Figure scripts:

--- begin ---

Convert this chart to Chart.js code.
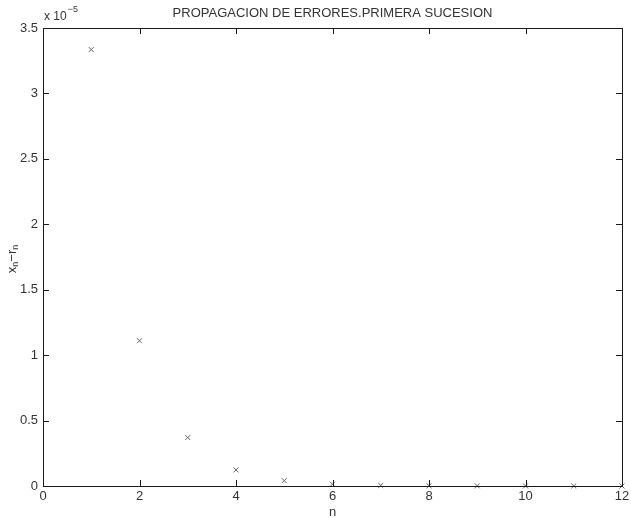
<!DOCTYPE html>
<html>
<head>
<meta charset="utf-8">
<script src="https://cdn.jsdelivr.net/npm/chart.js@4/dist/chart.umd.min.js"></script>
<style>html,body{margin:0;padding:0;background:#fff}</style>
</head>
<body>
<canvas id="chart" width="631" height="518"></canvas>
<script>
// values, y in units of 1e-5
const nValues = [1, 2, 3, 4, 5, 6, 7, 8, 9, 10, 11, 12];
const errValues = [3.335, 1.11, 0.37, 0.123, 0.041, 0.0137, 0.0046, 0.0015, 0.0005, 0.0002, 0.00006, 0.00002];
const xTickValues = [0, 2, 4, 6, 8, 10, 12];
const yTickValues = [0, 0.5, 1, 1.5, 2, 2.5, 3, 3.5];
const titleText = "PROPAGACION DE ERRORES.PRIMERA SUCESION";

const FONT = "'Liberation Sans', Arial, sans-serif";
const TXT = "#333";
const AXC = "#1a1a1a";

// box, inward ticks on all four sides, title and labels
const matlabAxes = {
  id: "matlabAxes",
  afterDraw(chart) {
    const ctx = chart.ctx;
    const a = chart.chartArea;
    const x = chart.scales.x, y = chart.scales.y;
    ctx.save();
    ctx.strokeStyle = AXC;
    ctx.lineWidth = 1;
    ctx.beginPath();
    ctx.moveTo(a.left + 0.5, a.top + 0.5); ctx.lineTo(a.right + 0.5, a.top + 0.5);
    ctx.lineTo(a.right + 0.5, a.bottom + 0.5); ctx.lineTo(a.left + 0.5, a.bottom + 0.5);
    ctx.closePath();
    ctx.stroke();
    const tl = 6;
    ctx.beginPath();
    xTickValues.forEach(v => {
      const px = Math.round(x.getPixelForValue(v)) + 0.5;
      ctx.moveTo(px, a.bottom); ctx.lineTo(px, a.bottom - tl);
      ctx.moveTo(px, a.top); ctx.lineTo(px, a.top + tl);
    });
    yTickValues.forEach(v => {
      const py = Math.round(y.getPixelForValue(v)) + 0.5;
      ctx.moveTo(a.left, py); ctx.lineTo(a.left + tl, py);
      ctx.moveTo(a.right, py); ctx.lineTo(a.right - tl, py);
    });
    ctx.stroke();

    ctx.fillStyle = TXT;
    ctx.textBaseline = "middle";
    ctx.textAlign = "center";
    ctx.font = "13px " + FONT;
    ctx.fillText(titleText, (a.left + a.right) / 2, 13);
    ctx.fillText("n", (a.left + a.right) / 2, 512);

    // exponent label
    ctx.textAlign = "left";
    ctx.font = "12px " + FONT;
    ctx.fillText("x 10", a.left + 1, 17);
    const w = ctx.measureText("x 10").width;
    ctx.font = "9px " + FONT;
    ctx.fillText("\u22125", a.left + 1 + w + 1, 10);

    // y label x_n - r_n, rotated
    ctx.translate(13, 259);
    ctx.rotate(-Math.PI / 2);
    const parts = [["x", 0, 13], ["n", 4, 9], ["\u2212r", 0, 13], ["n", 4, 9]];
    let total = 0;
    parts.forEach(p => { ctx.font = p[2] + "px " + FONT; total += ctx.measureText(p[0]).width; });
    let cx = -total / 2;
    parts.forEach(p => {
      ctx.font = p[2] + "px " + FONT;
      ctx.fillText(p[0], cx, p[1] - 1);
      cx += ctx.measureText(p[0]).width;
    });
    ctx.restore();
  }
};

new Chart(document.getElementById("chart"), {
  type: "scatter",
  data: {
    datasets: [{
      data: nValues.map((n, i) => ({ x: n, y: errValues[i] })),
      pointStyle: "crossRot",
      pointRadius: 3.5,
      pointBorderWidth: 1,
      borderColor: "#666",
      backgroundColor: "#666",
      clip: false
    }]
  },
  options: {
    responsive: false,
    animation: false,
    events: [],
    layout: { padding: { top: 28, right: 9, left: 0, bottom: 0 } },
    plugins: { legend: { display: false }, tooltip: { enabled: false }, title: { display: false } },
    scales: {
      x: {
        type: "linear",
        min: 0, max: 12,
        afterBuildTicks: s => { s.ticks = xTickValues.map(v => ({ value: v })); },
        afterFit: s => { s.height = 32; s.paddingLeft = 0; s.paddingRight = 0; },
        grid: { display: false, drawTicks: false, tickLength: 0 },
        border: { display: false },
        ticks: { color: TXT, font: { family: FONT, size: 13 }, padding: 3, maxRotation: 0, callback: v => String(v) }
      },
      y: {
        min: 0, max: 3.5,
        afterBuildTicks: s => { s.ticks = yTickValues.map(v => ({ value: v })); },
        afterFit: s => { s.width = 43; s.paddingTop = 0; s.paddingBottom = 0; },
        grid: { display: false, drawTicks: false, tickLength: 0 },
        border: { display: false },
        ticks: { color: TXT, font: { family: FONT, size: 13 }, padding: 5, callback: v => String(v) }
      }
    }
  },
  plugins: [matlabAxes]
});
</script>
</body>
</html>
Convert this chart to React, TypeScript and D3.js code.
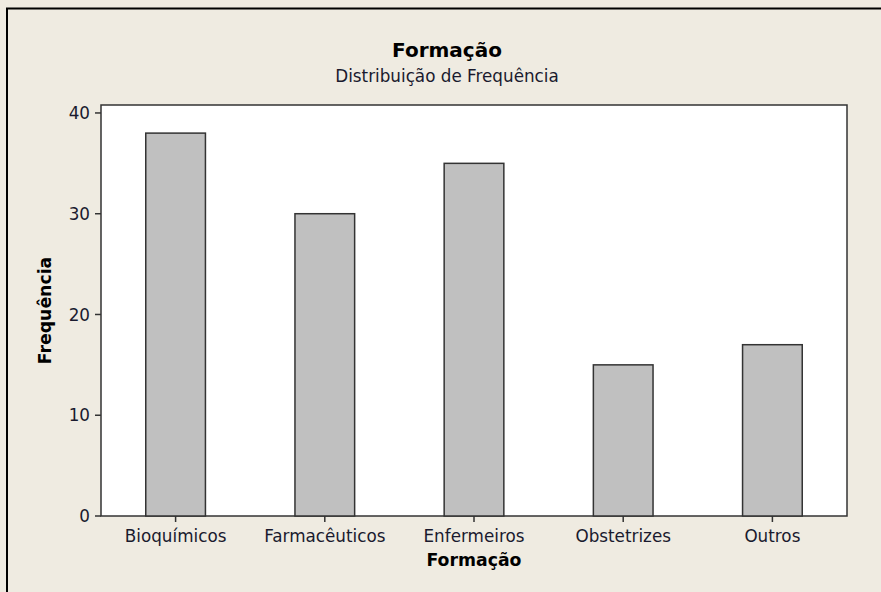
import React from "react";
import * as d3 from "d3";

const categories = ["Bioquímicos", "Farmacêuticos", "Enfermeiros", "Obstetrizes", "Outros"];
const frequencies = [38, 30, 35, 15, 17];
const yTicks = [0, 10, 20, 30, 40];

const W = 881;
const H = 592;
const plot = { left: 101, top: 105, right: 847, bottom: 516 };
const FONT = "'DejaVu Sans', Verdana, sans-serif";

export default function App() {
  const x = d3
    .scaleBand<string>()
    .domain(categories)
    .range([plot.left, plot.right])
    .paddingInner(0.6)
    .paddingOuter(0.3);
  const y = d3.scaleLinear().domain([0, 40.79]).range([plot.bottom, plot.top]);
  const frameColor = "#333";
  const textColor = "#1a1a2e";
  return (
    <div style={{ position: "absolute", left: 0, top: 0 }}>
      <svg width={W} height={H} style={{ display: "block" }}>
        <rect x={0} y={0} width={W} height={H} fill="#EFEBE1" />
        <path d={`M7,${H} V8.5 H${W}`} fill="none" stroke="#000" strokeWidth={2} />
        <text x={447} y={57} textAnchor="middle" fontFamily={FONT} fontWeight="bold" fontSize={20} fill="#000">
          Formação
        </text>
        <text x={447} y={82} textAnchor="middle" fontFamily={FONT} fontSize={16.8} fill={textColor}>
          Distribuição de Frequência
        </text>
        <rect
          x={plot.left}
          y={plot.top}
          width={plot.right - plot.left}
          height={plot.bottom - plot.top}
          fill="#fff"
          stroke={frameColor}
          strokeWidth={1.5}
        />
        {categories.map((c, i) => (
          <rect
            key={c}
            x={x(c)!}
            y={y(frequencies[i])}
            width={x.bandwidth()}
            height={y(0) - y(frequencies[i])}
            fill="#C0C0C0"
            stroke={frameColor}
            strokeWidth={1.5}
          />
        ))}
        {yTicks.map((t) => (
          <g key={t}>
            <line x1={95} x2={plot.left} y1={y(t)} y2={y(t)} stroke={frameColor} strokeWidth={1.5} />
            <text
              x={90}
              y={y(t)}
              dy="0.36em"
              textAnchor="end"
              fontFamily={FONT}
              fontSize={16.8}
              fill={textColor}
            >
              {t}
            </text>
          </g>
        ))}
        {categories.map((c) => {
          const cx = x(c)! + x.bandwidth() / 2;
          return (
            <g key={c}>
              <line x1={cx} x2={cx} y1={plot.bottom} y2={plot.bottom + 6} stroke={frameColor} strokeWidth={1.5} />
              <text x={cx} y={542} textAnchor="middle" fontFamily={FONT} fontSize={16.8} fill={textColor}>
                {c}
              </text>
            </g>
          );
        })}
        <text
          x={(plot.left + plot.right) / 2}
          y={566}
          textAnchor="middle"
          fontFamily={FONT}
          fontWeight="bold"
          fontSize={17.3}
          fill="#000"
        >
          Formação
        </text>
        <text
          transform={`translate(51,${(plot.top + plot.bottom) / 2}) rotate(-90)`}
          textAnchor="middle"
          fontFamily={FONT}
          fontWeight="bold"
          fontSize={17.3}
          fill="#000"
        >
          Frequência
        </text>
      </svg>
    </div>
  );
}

--- end ---

JOB: Copy every line in the entries above that has the string "this" in it.

REPLY TO THE TASK:
Convert this chart to Chart.js code.
Convert this chart to React, TypeScript and D3.js code.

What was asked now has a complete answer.